= What needs to be done =
Show each line that has the string "this" in it.

= Rows =
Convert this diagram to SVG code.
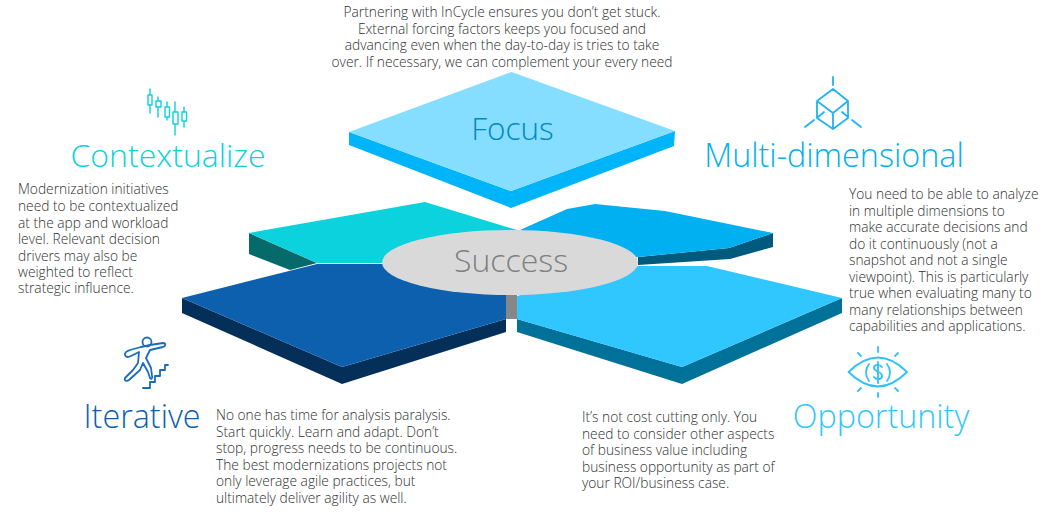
---
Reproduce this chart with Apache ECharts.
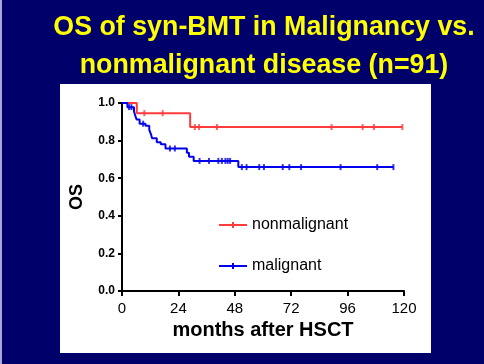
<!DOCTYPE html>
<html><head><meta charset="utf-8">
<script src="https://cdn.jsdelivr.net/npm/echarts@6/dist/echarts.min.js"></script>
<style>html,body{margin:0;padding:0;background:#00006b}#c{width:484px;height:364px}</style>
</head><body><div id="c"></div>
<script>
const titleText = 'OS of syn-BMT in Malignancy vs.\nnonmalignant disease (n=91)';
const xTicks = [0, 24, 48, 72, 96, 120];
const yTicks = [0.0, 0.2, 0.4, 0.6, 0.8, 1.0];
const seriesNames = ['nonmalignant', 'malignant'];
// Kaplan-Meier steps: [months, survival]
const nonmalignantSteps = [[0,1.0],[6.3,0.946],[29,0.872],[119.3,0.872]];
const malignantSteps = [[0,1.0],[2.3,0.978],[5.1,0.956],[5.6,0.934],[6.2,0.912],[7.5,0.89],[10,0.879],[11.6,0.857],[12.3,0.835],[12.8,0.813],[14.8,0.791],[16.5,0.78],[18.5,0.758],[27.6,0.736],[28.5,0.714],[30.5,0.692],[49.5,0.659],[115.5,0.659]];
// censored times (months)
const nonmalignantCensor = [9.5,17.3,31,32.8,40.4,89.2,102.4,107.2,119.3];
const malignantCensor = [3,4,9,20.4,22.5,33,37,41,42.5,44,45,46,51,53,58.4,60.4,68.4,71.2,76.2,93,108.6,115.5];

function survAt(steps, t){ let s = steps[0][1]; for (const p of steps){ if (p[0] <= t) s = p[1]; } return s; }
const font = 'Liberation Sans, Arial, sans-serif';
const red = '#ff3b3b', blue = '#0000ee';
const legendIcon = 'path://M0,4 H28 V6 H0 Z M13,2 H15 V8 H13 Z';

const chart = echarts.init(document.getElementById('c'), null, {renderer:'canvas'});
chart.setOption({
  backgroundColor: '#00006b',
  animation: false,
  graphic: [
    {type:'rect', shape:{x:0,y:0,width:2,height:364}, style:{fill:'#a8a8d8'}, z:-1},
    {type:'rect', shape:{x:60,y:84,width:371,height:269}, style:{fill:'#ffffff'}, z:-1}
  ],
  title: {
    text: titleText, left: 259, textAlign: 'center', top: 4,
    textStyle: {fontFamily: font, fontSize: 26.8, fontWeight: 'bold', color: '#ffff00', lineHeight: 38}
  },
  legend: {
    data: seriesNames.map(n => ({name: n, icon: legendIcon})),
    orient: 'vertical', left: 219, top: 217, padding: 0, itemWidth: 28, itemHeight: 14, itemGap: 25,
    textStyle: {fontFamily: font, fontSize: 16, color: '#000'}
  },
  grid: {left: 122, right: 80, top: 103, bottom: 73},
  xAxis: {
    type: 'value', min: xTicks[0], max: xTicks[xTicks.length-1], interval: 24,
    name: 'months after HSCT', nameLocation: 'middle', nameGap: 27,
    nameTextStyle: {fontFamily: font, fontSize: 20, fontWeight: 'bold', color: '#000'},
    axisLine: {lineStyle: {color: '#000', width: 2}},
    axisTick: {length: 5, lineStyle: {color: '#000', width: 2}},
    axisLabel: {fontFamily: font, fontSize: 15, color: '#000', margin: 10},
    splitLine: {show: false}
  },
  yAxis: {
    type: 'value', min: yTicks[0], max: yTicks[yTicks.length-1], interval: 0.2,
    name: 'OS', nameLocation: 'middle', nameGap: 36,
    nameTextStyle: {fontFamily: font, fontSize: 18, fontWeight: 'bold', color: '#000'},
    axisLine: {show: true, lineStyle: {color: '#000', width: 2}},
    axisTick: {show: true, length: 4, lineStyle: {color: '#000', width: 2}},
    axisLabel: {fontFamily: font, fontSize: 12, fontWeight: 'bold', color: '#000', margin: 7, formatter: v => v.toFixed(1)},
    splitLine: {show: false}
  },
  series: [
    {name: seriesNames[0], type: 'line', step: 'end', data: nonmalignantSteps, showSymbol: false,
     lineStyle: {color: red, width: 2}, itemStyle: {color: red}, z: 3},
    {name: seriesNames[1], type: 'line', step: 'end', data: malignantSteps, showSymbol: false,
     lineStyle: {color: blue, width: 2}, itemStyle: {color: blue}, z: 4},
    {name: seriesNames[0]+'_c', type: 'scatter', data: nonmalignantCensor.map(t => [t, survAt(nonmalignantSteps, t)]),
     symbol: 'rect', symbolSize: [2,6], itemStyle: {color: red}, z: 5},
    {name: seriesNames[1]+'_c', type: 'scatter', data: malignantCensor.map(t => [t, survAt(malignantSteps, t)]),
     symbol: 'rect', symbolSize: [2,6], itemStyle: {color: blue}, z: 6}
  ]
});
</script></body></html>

= Finished exercise =
Convert this diagram to SVG code.
Reproduce this chart with Apache ECharts.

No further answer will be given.